個人的には、主宰する読書会の参加者がすすめてくれた事。またパロディ&諷刺企画として『天ぷら騎士団』を私が長年している事もあり手にとりました。

そんな本書は、著者自身のアメリカ田舎町での秘密結社との出会いから始まり、アメリカ史と秘密結社の密な関係性、そして秘密結社の起源や儀式、1970年当時のアメリカの主な秘密結社を紹介【現代社会が失った『こころの拠り所』として非論理的な秘密結社へと回帰する可能性】を指摘して終わるのですが。

最初に感銘を受けたのは、大阪万博が開催され、アメリカに追いつけ追い越せと高度経済成長を遂げていた時代に【『西洋崇拝心』欧米文化偏重に警鐘を鳴らしている】冒頭の【はじめに】の熱い文章。当時とは逆に経済的には停滞し、かえって冷静に日本という国を見直すことができる現在、あらためて沁み渡る言葉たちでした。

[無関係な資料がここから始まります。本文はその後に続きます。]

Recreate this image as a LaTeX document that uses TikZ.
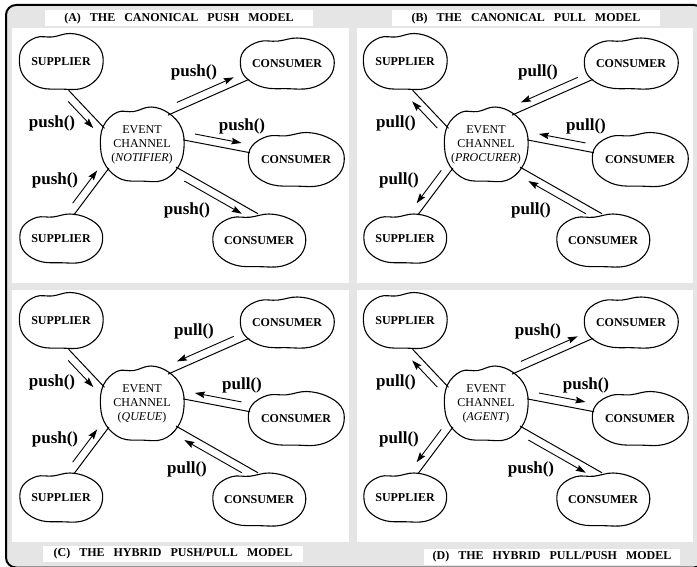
\documentclass[tikz,border=0pt]{standalone}
\usepackage{fontspec}
\setmainfont{Liberation Serif}
\usetikzlibrary{shapes.geometric,arrows.meta,calc}

\definecolor{framegray}{gray}{0.9}
\newcommand{\wgap}{\hspace{9pt}}

\tikzset{
  party/.style={ellipse, inner xsep=-6pt, inner ysep=0pt, font=\bfseries\fontsize{12}{14}\selectfont},
  chan/.style={ellipse, inner xsep=-12pt, inner ysep=0pt, align=center, font=\fontsize{12}{14}\selectfont},
  outline/.style={line width=1.1pt},
  wire/.style={line width=1pt},
  callline/.style={line width=0.9pt},
  fwd/.style={-{Stealth[length=10pt,width=6.5pt,inset=1.5pt]}},
  back/.style={{Stealth[length=10pt,width=6.5pt,inset=1.5pt]}-},
  callname/.style={font=\bfseries\fontsize{17}{17}\selectfont, inner sep=0pt},
  heading/.style={fill=white, minimum height=16pt, inner sep=0pt, font=\bfseries\fontsize{12}{14}\selectfont},
}

% cloud shaped party: style, name, x, y, half width, half height, text
\newcommand{\cloud}[7][party]{%
  \node[#1, minimum width=2*#5, minimum height=2*#6] (#2) at (#3,#4) {#7};
  \draw[outline, shift={(#3,#4)}, xscale=#5, yscale=#6] plot[smooth cycle, tension=0.65]
    coordinates {(-1,0.05) (-0.93,-0.5) (-0.6,-0.86) (-0.2,-0.88) (0.22,-1) (0.64,-0.84)
                 (0.95,-0.45) (1.01,0.1) (0.86,0.6) (0.5,0.93) (0,0.95) (-0.5,0.9) (-0.87,0.55)};
}

% connection with the call arrow beside it: from, to, side, arrow
\newcommand{\callpair}[4]{%
  \draw[wire] (#1) -- (#2);
  \draw[callline, #4] ($(#1)!.15!(#2)!#3!90:(#2)$) -- ($(#1)!.85!(#2)!#3!-90:(#1)$);
}

% one model: id, x shift, y shift, role, supplier arrow, supplier call, consumer arrow, consumer call
\newcommand{\channelpanel}[8]{%
  \begin{scope}[shift={(#2,#3)}]
    \cloud{s1#1}{61}{62}{41.5}{28.5}{SUPPLIER}
    \cloud{s2#1}{61}{239}{41}{25}{SUPPLIER}
    \cloud{c1#1}{287}{64}{46.5}{26}{CONSUMER}
    \cloud{c2#1}{296}{160}{47.5}{27.5}{CONSUMER}
    \cloud{c3#1}{259}{241}{46}{27}{CONSUMER}
    \cloud[chan]{ec#1}{142}{145}{41.5}{38}{EVENT\\CHANNEL\\(\textit{#4})}

    \callpair{s1#1.-75}{ec#1.156}{-8pt}{#5}
    \callpair{s2#1.62}{ec#1.215}{8pt}{#5}
    \callpair{ec#1.49}{c1#1.202}{8pt}{#7}
    \callpair{ec#1.7}{c2#1.171}{8pt}{#7}
    \callpair{ec#1.-33}{c3#1.92}{-8pt}{#7}

    \node[callname] (n1#1) at (52,123) {#6};
    \node[callname] (n2#1) at (55,180) {#6};
    \node[callname] (n3#1) at (194,72) {#8};
    \node[callname] (n4#1) at (242,126) {#8};
    \node[callname] (n5#1) at (187,210) {#8};
  \end{scope}
}

\begin{document}
\begin{tikzpicture}[x=1pt, y=-1pt]
\useasboundingbox (0,0) rectangle (697,567);
\clip (0,0) rectangle (697,567);

% frame and panels
\draw[line width=2pt, rounded corners=10pt, fill=framegray] (6,5) rectangle (704,567.5);
\fill[white] (12,28) rectangle (349,283);
\fill[white] (357,28) rectangle (693,283);
\fill[white] (12,290) rectangle (349,542);
\fill[white] (357,290) rectangle (693,542);

% titles
\node[heading, minimum width=268pt] (ttla) at (179,18.5) {(A)\wgap THE\wgap CANONICAL\wgap PUSH\wgap MODEL};
\node[heading, minimum width=268pt] (ttlb) at (526,18.5) {(B)\wgap THE\wgap CANONICAL\wgap PULL\wgap MODEL};
\node[heading, minimum width=260pt] (ttlc) at (173,554) {(C)\wgap THE\wgap HYBRID\wgap PUSH/PULL\wgap MODEL};
\node[heading, minimum width=256pt] (ttld) at (552,557) {(D)\wgap THE\wgap HYBRID\wgap PULL/PUSH\wgap MODEL};

% the four models
\channelpanel{a}{0}{0}{NOTIFIER}{fwd}{push()}{fwd}{push()}
\channelpanel{b}{344}{0}{PROCURER}{back}{pull()}{back}{pull()}
\channelpanel{c}{0}{259}{QUEUE}{fwd}{push()}{back}{pull()}
\channelpanel{d}{344}{259}{AGENT}{back}{pull()}{fwd}{push()}

\end{tikzpicture}
\end{document}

加えて、スマホはもちろん、インターネットや電子メールもない時代に、現地の図書館に通い詰めてはメモを取り続け、また実際に本書で紹介している秘密結社の多くに実際に面談し、日本人の目線でアメリカのコミュニティとしての秘密結社を広く国内に知らせようとした著者の【研究者としての熱心さ】も、手軽にググるのが当たり前になっている今だからこそ敬意を覚えました。

偏見でイメージせず、アメリカ社会に深く根ざした秘密結社の歴史を知りたい誰か。また研究者としての著者の姿勢に刺激を受けたいアカデミック界隈の方にもオススメ。